- _Written task_
Copy out each line that has "chart" in it.

- _Data segment_

▽

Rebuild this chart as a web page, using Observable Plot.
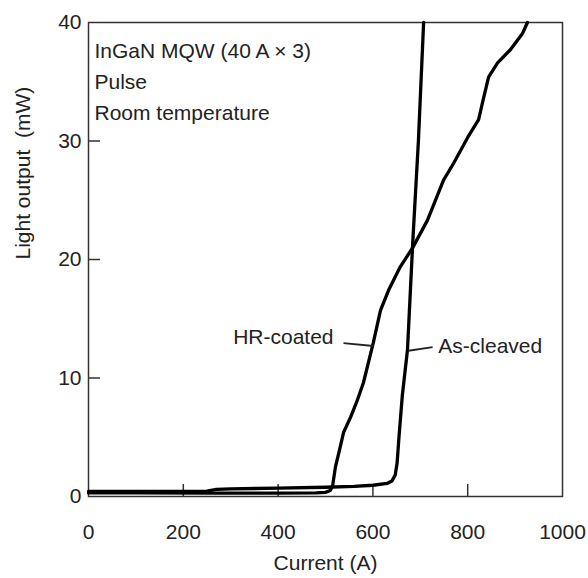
<!DOCTYPE html>
<html><head><meta charset="utf-8">
<script src="https://cdn.jsdelivr.net/npm/d3@7"></script>
<script src="https://cdn.jsdelivr.net/npm/@observablehq/plot@0.6"></script>
<style>body{margin:0;background:#fff}</style>
</head><body><div id="chart"></div>
<script>
// As-cleaved: current (A) and light output (mW)
const asCleavedX = [0, 100, 250, 270, 300, 400, 500, 560, 600, 630, 640, 647, 651, 655, 662, 673, 684, 696, 707];
const asCleavedY = [0.42, 0.42, 0.45, 0.6, 0.65, 0.7, 0.78, 0.85, 0.95, 1.1, 1.3, 1.8, 2.8, 5.0, 8.5, 12.4, 21.4, 30, 40];
// HR-coated
const hrX = [0, 100, 250, 400, 480, 500, 510, 515, 521, 530, 538, 553, 566, 580, 601, 616, 633, 658, 684, 715, 749, 770, 800, 823, 831, 844, 863, 890, 916, 926];
const hrY = [0.3, 0.3, 0.28, 0.28, 0.3, 0.35, 0.5, 0.9, 2.5, 4.0, 5.4, 6.7, 8.0, 9.6, 13.0, 15.7, 17.4, 19.4, 21.0, 23.3, 26.7, 28.1, 30.3, 31.8, 33.2, 35.4, 36.6, 37.7, 39.1, 40];

const xTicks = [0, 200, 400, 600, 800, 1000];
const yTicks = [0, 10, 20, 30, 40];
const xInnerTicks = [200, 400, 600, 800];
const yInnerTicks = [10, 20, 30];
const xDomain = [0, 1000];
const yDomain = [0, 40];
const annotationLines = ["InGaN MQW (40 A \u00d7 3)", "Pulse", "Room temperature"];
const seriesNames = ["HR-coated", "As-cleaved"];
const xTitle = "Current (A)";
const yTitle = "Light output\u00a0 (mW)";

const asCleaved = asCleavedX.map((x, i) => ({x, y: asCleavedY[i]}));
const hr = hrX.map((x, i) => ({x, y: hrY[i]}));

// label anchors & leader lines (annotation placement)
const hrLabel = [{text: seriesNames[0], x: 517, y: 13.4}];
const acLabel = [{text: seriesNames[1], x: 738, y: 12.7}];
const leaders = [
  {x1: 538, y1: 12.95, x2: 601, y2: 12.7},
  {x1: 675, y1: 12.3, x2: 726, y2: 12.6}
];

const FONT = "'Liberation Sans', Arial, Helvetica, sans-serif";
const INK = "#222";
const AX = "#333";
const frameW = 588 - 88 - 26, frameH = 578 - 22 - 82;

const chart = Plot.plot({
  width: 588, height: 578,
  marginLeft: 88, marginRight: 26, marginTop: 22, marginBottom: 82,
  style: {fontFamily: FONT, fontSize: "21px", color: INK, background: "#fff"},
  x: {domain: xDomain, label: null},
  y: {domain: yDomain, label: null},
  marks: [
    Plot.frame({stroke: AX, strokeWidth: 1.5}),
    Plot.tickX(xInnerTicks, {x: d => d, stroke: AX, strokeWidth: 1.5, insetTop: frameH - 12}),
    Plot.tickY(yInnerTicks, {y: d => d, stroke: AX, strokeWidth: 1.5, insetRight: frameW - 12}),
    Plot.axisX(xTicks, {tickSize: 0, tickPadding: 28, label: null, fill: INK, tickFormat: d => String(d)}),
    Plot.axisY(yTicks, {tickSize: 0, tickPadding: 7, label: null, fill: INK, tickFormat: d => String(d)}),
    Plot.line(hr, {x: "x", y: "y", stroke: "#000", strokeWidth: 3.3, strokeLinejoin: "round", strokeLinecap: "round"}),
    Plot.line(asCleaved, {x: "x", y: "y", stroke: "#000", strokeWidth: 3.3, strokeLinejoin: "round", strokeLinecap: "round"}),
    Plot.link(leaders, {x1: "x1", y1: "y1", x2: "x2", y2: "y2", stroke: INK, strokeWidth: 1.8}),
    Plot.text(hrLabel, {x: "x", y: "y", text: "text", textAnchor: "end", fill: INK}),
    Plot.text(acLabel, {x: "x", y: "y", text: "text", textAnchor: "start", fill: INK}),
    Plot.text([annotationLines.join("\n")], {frameAnchor: "top-left", dx: 6, dy: 13, textAnchor: "start", lineAnchor: "top", lineHeight: 1.48, fill: INK}),
    Plot.text([xTitle], {frameAnchor: "bottom", dy: 73, fill: INK}),
    Plot.text([yTitle], {frameAnchor: "left", dx: -65, rotate: -90, fill: INK})
  ]
});
document.getElementById("chart").append(chart);
</script>
</body></html>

△

- _Correct output_
Rebuild this chart as a web page, using Observable Plot.
</head><body><div id="chart"></div>
const chart = Plot.plot({
document.getElementById("chart").append(chart);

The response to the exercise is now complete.